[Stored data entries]
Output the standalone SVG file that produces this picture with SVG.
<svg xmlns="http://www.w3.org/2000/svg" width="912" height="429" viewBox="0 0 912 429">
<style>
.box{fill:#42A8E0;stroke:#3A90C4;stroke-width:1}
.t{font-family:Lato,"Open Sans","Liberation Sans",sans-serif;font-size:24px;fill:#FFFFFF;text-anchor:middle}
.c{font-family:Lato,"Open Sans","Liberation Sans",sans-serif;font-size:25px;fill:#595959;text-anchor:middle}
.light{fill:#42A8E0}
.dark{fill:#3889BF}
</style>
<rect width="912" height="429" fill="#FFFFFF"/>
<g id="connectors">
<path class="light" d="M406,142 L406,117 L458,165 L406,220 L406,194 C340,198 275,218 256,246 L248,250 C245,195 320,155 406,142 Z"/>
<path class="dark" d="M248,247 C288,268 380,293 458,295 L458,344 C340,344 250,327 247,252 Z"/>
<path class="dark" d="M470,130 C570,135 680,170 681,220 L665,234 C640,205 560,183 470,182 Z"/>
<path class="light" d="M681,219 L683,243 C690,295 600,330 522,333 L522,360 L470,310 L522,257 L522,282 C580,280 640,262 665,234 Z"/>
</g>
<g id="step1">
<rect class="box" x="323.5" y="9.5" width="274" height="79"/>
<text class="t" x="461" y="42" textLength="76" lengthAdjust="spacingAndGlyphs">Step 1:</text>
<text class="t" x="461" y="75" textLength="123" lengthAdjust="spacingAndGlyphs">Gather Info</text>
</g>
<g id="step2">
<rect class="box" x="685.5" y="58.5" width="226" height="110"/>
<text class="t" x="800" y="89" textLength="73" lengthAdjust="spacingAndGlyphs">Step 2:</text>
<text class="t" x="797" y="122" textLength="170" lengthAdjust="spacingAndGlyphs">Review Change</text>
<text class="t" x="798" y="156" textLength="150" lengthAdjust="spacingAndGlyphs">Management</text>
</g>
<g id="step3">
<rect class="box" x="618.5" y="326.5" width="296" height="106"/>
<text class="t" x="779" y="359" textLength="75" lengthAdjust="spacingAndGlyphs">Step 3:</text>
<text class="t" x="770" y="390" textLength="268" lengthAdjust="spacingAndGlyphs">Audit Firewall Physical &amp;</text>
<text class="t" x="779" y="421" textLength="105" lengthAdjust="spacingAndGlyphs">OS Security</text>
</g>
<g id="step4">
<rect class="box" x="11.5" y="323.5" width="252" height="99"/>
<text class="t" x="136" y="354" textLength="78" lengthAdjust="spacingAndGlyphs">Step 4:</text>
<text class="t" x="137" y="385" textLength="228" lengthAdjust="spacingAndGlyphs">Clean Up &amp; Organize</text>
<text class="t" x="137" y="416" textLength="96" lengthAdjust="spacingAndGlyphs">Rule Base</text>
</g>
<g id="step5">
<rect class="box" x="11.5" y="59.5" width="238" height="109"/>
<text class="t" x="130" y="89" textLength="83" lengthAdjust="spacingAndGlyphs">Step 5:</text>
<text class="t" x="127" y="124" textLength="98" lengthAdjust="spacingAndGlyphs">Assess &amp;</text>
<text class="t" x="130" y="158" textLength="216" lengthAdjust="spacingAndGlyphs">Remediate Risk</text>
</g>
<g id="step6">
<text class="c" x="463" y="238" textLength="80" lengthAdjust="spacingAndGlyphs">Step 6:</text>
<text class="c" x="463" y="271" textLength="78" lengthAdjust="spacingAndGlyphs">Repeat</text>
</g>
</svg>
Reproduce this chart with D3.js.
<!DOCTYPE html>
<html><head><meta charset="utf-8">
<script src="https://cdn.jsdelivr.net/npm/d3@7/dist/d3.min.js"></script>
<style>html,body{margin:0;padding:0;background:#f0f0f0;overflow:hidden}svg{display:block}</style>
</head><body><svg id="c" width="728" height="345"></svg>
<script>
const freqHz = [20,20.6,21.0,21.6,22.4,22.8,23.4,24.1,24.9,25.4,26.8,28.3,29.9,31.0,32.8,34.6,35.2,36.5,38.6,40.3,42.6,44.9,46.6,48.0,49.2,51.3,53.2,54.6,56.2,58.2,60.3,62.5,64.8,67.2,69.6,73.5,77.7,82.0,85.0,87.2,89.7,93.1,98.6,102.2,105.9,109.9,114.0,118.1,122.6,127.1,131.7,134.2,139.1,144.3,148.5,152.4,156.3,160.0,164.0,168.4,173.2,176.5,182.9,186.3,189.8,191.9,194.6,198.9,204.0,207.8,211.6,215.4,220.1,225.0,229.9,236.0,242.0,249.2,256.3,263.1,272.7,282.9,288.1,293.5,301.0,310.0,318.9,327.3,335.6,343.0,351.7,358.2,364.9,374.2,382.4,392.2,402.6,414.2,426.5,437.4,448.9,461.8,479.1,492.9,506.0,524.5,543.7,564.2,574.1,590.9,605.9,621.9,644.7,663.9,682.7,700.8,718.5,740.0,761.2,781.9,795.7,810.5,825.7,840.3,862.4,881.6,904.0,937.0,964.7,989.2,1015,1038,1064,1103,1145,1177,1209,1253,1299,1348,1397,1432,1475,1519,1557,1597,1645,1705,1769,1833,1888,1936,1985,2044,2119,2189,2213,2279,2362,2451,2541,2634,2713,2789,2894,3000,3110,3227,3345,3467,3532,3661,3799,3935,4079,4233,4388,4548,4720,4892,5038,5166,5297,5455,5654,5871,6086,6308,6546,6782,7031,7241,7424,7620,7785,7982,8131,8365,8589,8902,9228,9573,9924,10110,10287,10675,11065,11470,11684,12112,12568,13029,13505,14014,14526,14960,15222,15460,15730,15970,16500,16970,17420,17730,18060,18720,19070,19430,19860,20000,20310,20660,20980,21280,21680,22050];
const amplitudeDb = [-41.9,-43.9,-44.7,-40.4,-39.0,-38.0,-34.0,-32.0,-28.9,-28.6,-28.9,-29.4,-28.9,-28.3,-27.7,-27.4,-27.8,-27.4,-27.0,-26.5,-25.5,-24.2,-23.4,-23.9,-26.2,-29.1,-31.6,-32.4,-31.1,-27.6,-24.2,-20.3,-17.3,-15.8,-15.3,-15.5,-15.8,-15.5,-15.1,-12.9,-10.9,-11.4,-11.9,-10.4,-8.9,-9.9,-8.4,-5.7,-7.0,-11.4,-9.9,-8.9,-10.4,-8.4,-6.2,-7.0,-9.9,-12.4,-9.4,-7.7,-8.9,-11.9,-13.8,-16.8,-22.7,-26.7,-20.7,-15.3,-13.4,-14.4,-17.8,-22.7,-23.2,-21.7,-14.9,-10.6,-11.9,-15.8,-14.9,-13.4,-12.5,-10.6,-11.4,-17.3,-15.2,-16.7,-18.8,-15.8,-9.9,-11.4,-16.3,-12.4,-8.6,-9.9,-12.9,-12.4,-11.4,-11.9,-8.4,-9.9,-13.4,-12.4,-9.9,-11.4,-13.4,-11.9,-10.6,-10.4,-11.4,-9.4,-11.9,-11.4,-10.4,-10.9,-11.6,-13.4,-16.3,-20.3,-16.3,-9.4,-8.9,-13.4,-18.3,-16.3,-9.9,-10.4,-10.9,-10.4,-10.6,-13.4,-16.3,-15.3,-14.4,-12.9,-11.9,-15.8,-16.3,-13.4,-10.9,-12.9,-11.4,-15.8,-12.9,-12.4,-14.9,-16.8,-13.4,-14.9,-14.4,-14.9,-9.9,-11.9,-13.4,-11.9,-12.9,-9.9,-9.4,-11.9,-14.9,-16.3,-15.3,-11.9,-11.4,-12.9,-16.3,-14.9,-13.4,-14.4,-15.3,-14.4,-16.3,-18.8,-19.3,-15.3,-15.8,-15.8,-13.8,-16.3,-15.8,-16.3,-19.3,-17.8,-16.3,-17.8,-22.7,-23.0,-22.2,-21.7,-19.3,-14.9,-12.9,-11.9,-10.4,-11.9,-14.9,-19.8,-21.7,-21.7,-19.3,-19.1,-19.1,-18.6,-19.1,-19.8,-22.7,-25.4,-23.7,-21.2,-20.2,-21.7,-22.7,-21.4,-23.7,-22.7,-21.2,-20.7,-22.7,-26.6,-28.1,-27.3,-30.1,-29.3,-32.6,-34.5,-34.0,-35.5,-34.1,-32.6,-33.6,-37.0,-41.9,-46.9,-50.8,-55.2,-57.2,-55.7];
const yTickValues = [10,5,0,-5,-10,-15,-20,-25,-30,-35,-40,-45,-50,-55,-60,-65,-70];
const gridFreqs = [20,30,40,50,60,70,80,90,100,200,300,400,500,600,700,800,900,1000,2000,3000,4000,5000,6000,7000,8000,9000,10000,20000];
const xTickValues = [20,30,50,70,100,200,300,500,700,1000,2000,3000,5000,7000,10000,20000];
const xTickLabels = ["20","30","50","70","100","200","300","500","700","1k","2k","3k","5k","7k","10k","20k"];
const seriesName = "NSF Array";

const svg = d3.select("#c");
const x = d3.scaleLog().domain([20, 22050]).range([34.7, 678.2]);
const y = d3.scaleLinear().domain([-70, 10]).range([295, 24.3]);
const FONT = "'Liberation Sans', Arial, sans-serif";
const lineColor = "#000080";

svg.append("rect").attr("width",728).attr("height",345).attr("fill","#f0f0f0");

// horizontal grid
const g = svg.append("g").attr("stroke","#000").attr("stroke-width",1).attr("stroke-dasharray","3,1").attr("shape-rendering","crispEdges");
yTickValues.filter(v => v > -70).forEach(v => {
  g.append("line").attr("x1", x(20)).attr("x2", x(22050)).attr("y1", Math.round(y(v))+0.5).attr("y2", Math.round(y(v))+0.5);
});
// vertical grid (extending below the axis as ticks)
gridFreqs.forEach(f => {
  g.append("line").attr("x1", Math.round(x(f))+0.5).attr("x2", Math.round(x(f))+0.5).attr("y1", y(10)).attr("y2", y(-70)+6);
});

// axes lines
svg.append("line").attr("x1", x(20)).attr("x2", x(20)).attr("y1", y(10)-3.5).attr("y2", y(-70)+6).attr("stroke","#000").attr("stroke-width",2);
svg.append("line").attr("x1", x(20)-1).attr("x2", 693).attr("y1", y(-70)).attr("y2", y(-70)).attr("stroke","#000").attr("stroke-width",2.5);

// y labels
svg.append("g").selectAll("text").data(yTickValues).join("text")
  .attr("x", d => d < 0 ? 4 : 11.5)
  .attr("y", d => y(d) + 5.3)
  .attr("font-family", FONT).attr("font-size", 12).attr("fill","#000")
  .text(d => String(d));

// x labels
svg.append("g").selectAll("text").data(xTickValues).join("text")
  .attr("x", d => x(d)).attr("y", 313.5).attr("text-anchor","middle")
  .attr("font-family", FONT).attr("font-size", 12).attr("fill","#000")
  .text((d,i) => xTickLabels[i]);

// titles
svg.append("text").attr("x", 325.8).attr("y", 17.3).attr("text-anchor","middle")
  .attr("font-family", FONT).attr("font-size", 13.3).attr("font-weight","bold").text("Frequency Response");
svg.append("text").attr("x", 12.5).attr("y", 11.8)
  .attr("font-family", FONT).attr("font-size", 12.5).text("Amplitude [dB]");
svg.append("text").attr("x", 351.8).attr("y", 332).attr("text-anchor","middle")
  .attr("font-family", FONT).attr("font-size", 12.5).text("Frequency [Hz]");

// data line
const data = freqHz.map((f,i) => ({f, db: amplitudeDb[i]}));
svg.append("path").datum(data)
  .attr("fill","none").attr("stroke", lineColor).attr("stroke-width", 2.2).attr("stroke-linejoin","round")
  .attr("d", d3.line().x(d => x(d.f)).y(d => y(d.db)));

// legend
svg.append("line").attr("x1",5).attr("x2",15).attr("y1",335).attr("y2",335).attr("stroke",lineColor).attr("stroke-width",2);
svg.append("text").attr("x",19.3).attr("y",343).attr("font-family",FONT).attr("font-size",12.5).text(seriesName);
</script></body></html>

> What is required:
The answer should be a single number: the count of lines in the data that include the string "this".

> Final result:
2